--- Begin RAW DATA ---

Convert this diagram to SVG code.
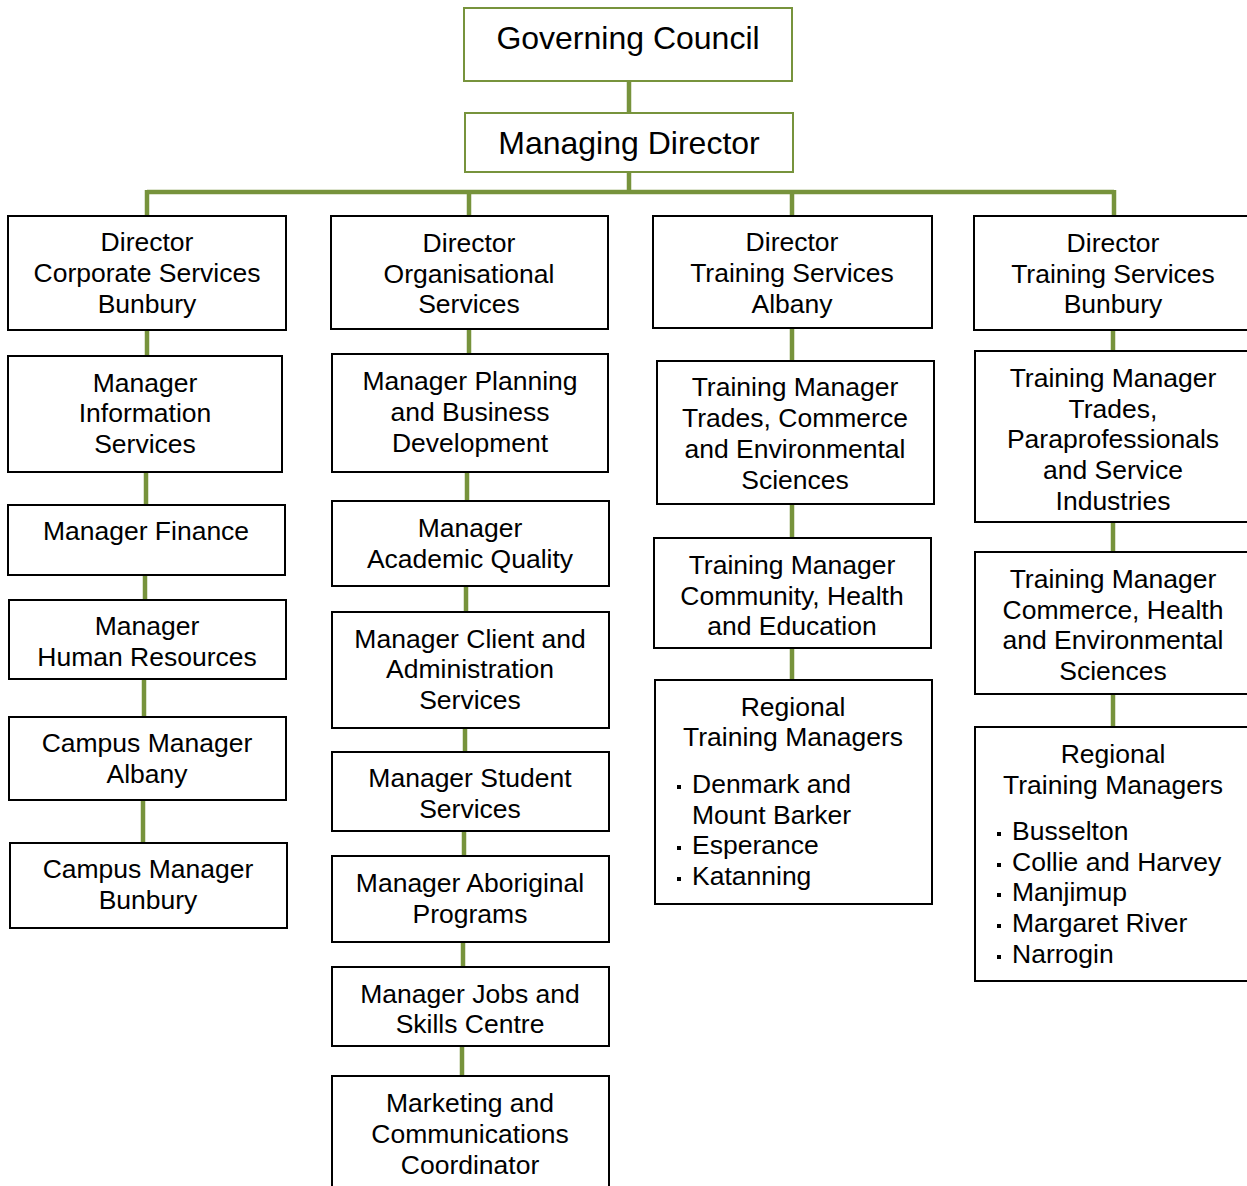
<svg xmlns="http://www.w3.org/2000/svg" width="1247" height="1186" viewBox="0 0 1247 1186">
<style>
.b{fill:#fff;stroke:#000;stroke-width:2}
.g{fill:#fff;stroke:#77933C;stroke-width:2}
.c{stroke:#77933C;stroke-width:4.5;fill:none}
text{font-family:"Liberation Sans",Arial,sans-serif;font-size:26.5px;fill:#000}
.m{text-anchor:middle}
.big{font-size:32px}
.bl{fill:#000}
</style>
<rect width="1247" height="1186" fill="#fff"/>
<g id="connectors">
<path class="c" d="M629 81V113M629 172V192M147 192H1114M147 190V216M469 190V216M792 190V216M1114 190V216"/>
<path class="c" d="M147 330V356M146 472V505M145 575V600M144 679V717M143 800V843"/>
<path class="c" d="M469 329V354M467 472V501M466 586V612M465 728V752M464 831V856M463 942V967M462 1046V1076"/>
<path class="c" d="M792 328V361M792 504V538M792 648V680"/>
<path class="c" d="M1113 330V351M1113 522V552M1113 694V727"/>
</g>
<g id="governing-council"><rect class="g" x="464" y="8" width="328" height="73"/><text class="m big" x="628" y="49">Governing Council</text></g>
<g id="managing-director"><rect class="g" x="465" y="113" width="328" height="59"/><text class="m big" x="629" y="154">Managing Director</text></g>

<g id="dir-corporate"><rect class="b" x="8" y="216" width="278" height="114"/><text class="m" x="147"><tspan x="147" y="251">Director</tspan><tspan x="147" y="282">Corporate Services</tspan><tspan x="147" y="313">Bunbury</tspan></text></g>
<g id="mgr-info"><rect class="b" x="8" y="356" width="274" height="116"/><text class="m"><tspan x="145" y="392">Manager</tspan><tspan x="145" y="422">Information</tspan><tspan x="145" y="453">Services</tspan></text></g>
<g id="mgr-finance"><rect class="b" x="8" y="505" width="277" height="70"/><text class="m" x="146" y="540">Manager Finance</text></g>
<g id="mgr-hr"><rect class="b" x="9" y="600" width="277" height="79"/><text class="m"><tspan x="147" y="635">Manager</tspan><tspan x="147" y="666">Human Resources</tspan></text></g>
<g id="campus-albany"><rect class="b" x="9" y="717" width="277" height="83"/><text class="m"><tspan x="147" y="752">Campus Manager</tspan><tspan x="147" y="783">Albany</tspan></text></g>
<g id="campus-bunbury"><rect class="b" x="10" y="843" width="277" height="85"/><text class="m"><tspan x="148" y="878">Campus Manager</tspan><tspan x="148" y="909">Bunbury</tspan></text></g>

<g id="dir-org"><rect class="b" x="331" y="216" width="277" height="113"/><text class="m"><tspan x="469" y="252">Director</tspan><tspan x="469" y="283">Organisational</tspan><tspan x="469" y="313">Services</tspan></text></g>
<g id="mgr-planning"><rect class="b" x="332" y="354" width="276" height="118"/><text class="m"><tspan x="470" y="390">Manager Planning</tspan><tspan x="470" y="421">and Business</tspan><tspan x="470" y="452">Development</tspan></text></g>
<g id="mgr-academic"><rect class="b" x="332" y="501" width="277" height="85"/><text class="m"><tspan x="470" y="537">Manager</tspan><tspan x="470" y="568">Academic Quality</tspan></text></g>
<g id="mgr-client"><rect class="b" x="332" y="612" width="277" height="116"/><text class="m"><tspan x="470" y="648">Manager Client and</tspan><tspan x="470" y="678">Administration</tspan><tspan x="470" y="709">Services</tspan></text></g>
<g id="mgr-student"><rect class="b" x="332" y="752" width="277" height="79"/><text class="m"><tspan x="470" y="787">Manager Student</tspan><tspan x="470" y="818">Services</tspan></text></g>
<g id="mgr-aboriginal"><rect class="b" x="332" y="856" width="277" height="86"/><text class="m"><tspan x="470" y="892">Manager Aboriginal</tspan><tspan x="470" y="923">Programs</tspan></text></g>
<g id="mgr-jobs"><rect class="b" x="332" y="967" width="277" height="79"/><text class="m"><tspan x="470" y="1003">Manager Jobs and</tspan><tspan x="470" y="1033">Skills Centre</tspan></text></g>
<g id="marketing"><rect class="b" x="332" y="1076" width="277" height="120"/><text class="m"><tspan x="470" y="1112">Marketing and</tspan><tspan x="470" y="1143">Communications</tspan><tspan x="470" y="1174">Coordinator</tspan></text></g>

<g id="dir-albany"><rect class="b" x="653" y="216" width="279" height="112"/><text class="m"><tspan x="792" y="251">Director</tspan><tspan x="792" y="282">Training Services</tspan><tspan x="792" y="313">Albany</tspan></text></g>
<g id="tm-trades-albany"><rect class="b" x="657" y="361" width="277" height="143"/><text class="m"><tspan x="795" y="396">Training Manager</tspan><tspan x="795" y="427">Trades, Commerce</tspan><tspan x="795" y="458">and Environmental</tspan><tspan x="795" y="489">Sciences</tspan></text></g>
<g id="tm-community"><rect class="b" x="654" y="538" width="277" height="110"/><text class="m"><tspan x="792" y="574">Training Manager</tspan><tspan x="792" y="605">Community, Health</tspan><tspan x="792" y="635">and Education</tspan></text></g>
<g id="rtm-albany"><rect class="b" x="655" y="680" width="277" height="224"/><text class="m"><tspan x="793" y="716">Regional</tspan><tspan x="793" y="746">Training Managers</tspan></text>
<rect class="bl" x="677" y="785" width="4" height="4"/><rect class="bl" x="677" y="846" width="4" height="4"/><rect class="bl" x="677" y="877" width="4" height="4"/>
<text><tspan x="692" y="793">Denmark and</tspan><tspan x="692" y="824">Mount Barker</tspan><tspan x="692" y="854">Esperance</tspan><tspan x="692" y="885">Katanning</tspan></text></g>

<g id="dir-bunbury"><rect class="b" x="974" y="216" width="278" height="114"/><text class="m"><tspan x="1113" y="252">Director</tspan><tspan x="1113" y="283">Training Services</tspan><tspan x="1113" y="313">Bunbury</tspan></text></g>
<g id="tm-trades-bunbury"><rect class="b" x="975" y="351" width="277" height="171"/><text class="m"><tspan x="1113" y="387">Training Manager</tspan><tspan x="1113" y="418">Trades,</tspan><tspan x="1113" y="448">Paraprofessionals</tspan><tspan x="1113" y="479">and Service</tspan><tspan x="1113" y="510">Industries</tspan></text></g>
<g id="tm-commerce"><rect class="b" x="975" y="552" width="277" height="142"/><text class="m"><tspan x="1113" y="588">Training Manager</tspan><tspan x="1113" y="619">Commerce, Health</tspan><tspan x="1113" y="649">and Environmental</tspan><tspan x="1113" y="680">Sciences</tspan></text></g>
<g id="rtm-bunbury"><rect class="b" x="975" y="727" width="277" height="254"/><text class="m"><tspan x="1113" y="763">Regional</tspan><tspan x="1113" y="794">Training Managers</tspan></text>
<rect class="bl" x="997" y="832" width="4" height="4"/><rect class="bl" x="997" y="863" width="4" height="4"/><rect class="bl" x="997" y="893" width="4" height="4"/><rect class="bl" x="997" y="924" width="4" height="4"/><rect class="bl" x="997" y="955" width="4" height="4"/>
<text><tspan x="1012" y="840">Busselton</tspan><tspan x="1012" y="871">Collie and Harvey</tspan><tspan x="1012" y="901">Manjimup</tspan><tspan x="1012" y="932">Margaret River</tspan><tspan x="1012" y="963">Narrogin</tspan></text></g>
</svg>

--- End RAW DATA ---

WHAT TO WORK ON:
In your copy, leave out the pictures and reproduce the material above exactly.

RIGHT ANSWER:
Convert this diagram to SVG code.
<svg xmlns="http://www.w3.org/2000/svg" width="1247" height="1186" viewBox="0 0 1247 1186">
<style>
.b{fill:#fff;stroke:#000;stroke-width:2}
.g{fill:#fff;stroke:#77933C;stroke-width:2}
.c{stroke:#77933C;stroke-width:4.5;fill:none}
text{font-family:"Liberation Sans",Arial,sans-serif;font-size:26.5px;fill:#000}
.m{text-anchor:middle}
.big{font-size:32px}
.bl{fill:#000}
</style>
<rect width="1247" height="1186" fill="#fff"/>
<g id="connectors">
<path class="c" d="M629 81V113M629 172V192M147 192H1114M147 190V216M469 190V216M792 190V216M1114 190V216"/>
<path class="c" d="M147 330V356M146 472V505M145 575V600M144 679V717M143 800V843"/>
<path class="c" d="M469 329V354M467 472V501M466 586V612M465 728V752M464 831V856M463 942V967M462 1046V1076"/>
<path class="c" d="M792 328V361M792 504V538M792 648V680"/>
<path class="c" d="M1113 330V351M1113 522V552M1113 694V727"/>
</g>
<g id="governing-council"><rect class="g" x="464" y="8" width="328" height="73"/><text class="m big" x="628" y="49">Governing Council</text></g>
<g id="managing-director"><rect class="g" x="465" y="113" width="328" height="59"/><text class="m big" x="629" y="154">Managing Director</text></g>

<g id="dir-corporate"><rect class="b" x="8" y="216" width="278" height="114"/><text class="m" x="147"><tspan x="147" y="251">Director</tspan><tspan x="147" y="282">Corporate Services</tspan><tspan x="147" y="313">Bunbury</tspan></text></g>
<g id="mgr-info"><rect class="b" x="8" y="356" width="274" height="116"/><text class="m"><tspan x="145" y="392">Manager</tspan><tspan x="145" y="422">Information</tspan><tspan x="145" y="453">Services</tspan></text></g>
<g id="mgr-finance"><rect class="b" x="8" y="505" width="277" height="70"/><text class="m" x="146" y="540">Manager Finance</text></g>
<g id="mgr-hr"><rect class="b" x="9" y="600" width="277" height="79"/><text class="m"><tspan x="147" y="635">Manager</tspan><tspan x="147" y="666">Human Resources</tspan></text></g>
<g id="campus-albany"><rect class="b" x="9" y="717" width="277" height="83"/><text class="m"><tspan x="147" y="752">Campus Manager</tspan><tspan x="147" y="783">Albany</tspan></text></g>
<g id="campus-bunbury"><rect class="b" x="10" y="843" width="277" height="85"/><text class="m"><tspan x="148" y="878">Campus Manager</tspan><tspan x="148" y="909">Bunbury</tspan></text></g>

<g id="dir-org"><rect class="b" x="331" y="216" width="277" height="113"/><text class="m"><tspan x="469" y="252">Director</tspan><tspan x="469" y="283">Organisational</tspan><tspan x="469" y="313">Services</tspan></text></g>
<g id="mgr-planning"><rect class="b" x="332" y="354" width="276" height="118"/><text class="m"><tspan x="470" y="390">Manager Planning</tspan><tspan x="470" y="421">and Business</tspan><tspan x="470" y="452">Development</tspan></text></g>
<g id="mgr-academic"><rect class="b" x="332" y="501" width="277" height="85"/><text class="m"><tspan x="470" y="537">Manager</tspan><tspan x="470" y="568">Academic Quality</tspan></text></g>
<g id="mgr-client"><rect class="b" x="332" y="612" width="277" height="116"/><text class="m"><tspan x="470" y="648">Manager Client and</tspan><tspan x="470" y="678">Administration</tspan><tspan x="470" y="709">Services</tspan></text></g>
<g id="mgr-student"><rect class="b" x="332" y="752" width="277" height="79"/><text class="m"><tspan x="470" y="787">Manager Student</tspan><tspan x="470" y="818">Services</tspan></text></g>
<g id="mgr-aboriginal"><rect class="b" x="332" y="856" width="277" height="86"/><text class="m"><tspan x="470" y="892">Manager Aboriginal</tspan><tspan x="470" y="923">Programs</tspan></text></g>
<g id="mgr-jobs"><rect class="b" x="332" y="967" width="277" height="79"/><text class="m"><tspan x="470" y="1003">Manager Jobs and</tspan><tspan x="470" y="1033">Skills Centre</tspan></text></g>
<g id="marketing"><rect class="b" x="332" y="1076" width="277" height="120"/><text class="m"><tspan x="470" y="1112">Marketing and</tspan><tspan x="470" y="1143">Communications</tspan><tspan x="470" y="1174">Coordinator</tspan></text></g>

<g id="dir-albany"><rect class="b" x="653" y="216" width="279" height="112"/><text class="m"><tspan x="792" y="251">Director</tspan><tspan x="792" y="282">Training Services</tspan><tspan x="792" y="313">Albany</tspan></text></g>
<g id="tm-trades-albany"><rect class="b" x="657" y="361" width="277" height="143"/><text class="m"><tspan x="795" y="396">Training Manager</tspan><tspan x="795" y="427">Trades, Commerce</tspan><tspan x="795" y="458">and Environmental</tspan><tspan x="795" y="489">Sciences</tspan></text></g>
<g id="tm-community"><rect class="b" x="654" y="538" width="277" height="110"/><text class="m"><tspan x="792" y="574">Training Manager</tspan><tspan x="792" y="605">Community, Health</tspan><tspan x="792" y="635">and Education</tspan></text></g>
<g id="rtm-albany"><rect class="b" x="655" y="680" width="277" height="224"/><text class="m"><tspan x="793" y="716">Regional</tspan><tspan x="793" y="746">Training Managers</tspan></text>
<rect class="bl" x="677" y="785" width="4" height="4"/><rect class="bl" x="677" y="846" width="4" height="4"/><rect class="bl" x="677" y="877" width="4" height="4"/>
<text><tspan x="692" y="793">Denmark and</tspan><tspan x="692" y="824">Mount Barker</tspan><tspan x="692" y="854">Esperance</tspan><tspan x="692" y="885">Katanning</tspan></text></g>

<g id="dir-bunbury"><rect class="b" x="974" y="216" width="278" height="114"/><text class="m"><tspan x="1113" y="252">Director</tspan><tspan x="1113" y="283">Training Services</tspan><tspan x="1113" y="313">Bunbury</tspan></text></g>
<g id="tm-trades-bunbury"><rect class="b" x="975" y="351" width="277" height="171"/><text class="m"><tspan x="1113" y="387">Training Manager</tspan><tspan x="1113" y="418">Trades,</tspan><tspan x="1113" y="448">Paraprofessionals</tspan><tspan x="1113" y="479">and Service</tspan><tspan x="1113" y="510">Industries</tspan></text></g>
<g id="tm-commerce"><rect class="b" x="975" y="552" width="277" height="142"/><text class="m"><tspan x="1113" y="588">Training Manager</tspan><tspan x="1113" y="619">Commerce, Health</tspan><tspan x="1113" y="649">and Environmental</tspan><tspan x="1113" y="680">Sciences</tspan></text></g>
<g id="rtm-bunbury"><rect class="b" x="975" y="727" width="277" height="254"/><text class="m"><tspan x="1113" y="763">Regional</tspan><tspan x="1113" y="794">Training Managers</tspan></text>
<rect class="bl" x="997" y="832" width="4" height="4"/><rect class="bl" x="997" y="863" width="4" height="4"/><rect class="bl" x="997" y="893" width="4" height="4"/><rect class="bl" x="997" y="924" width="4" height="4"/><rect class="bl" x="997" y="955" width="4" height="4"/>
<text><tspan x="1012" y="840">Busselton</tspan><tspan x="1012" y="871">Collie and Harvey</tspan><tspan x="1012" y="901">Manjimup</tspan><tspan x="1012" y="932">Margaret River</tspan><tspan x="1012" y="963">Narrogin</tspan></text></g>
</svg>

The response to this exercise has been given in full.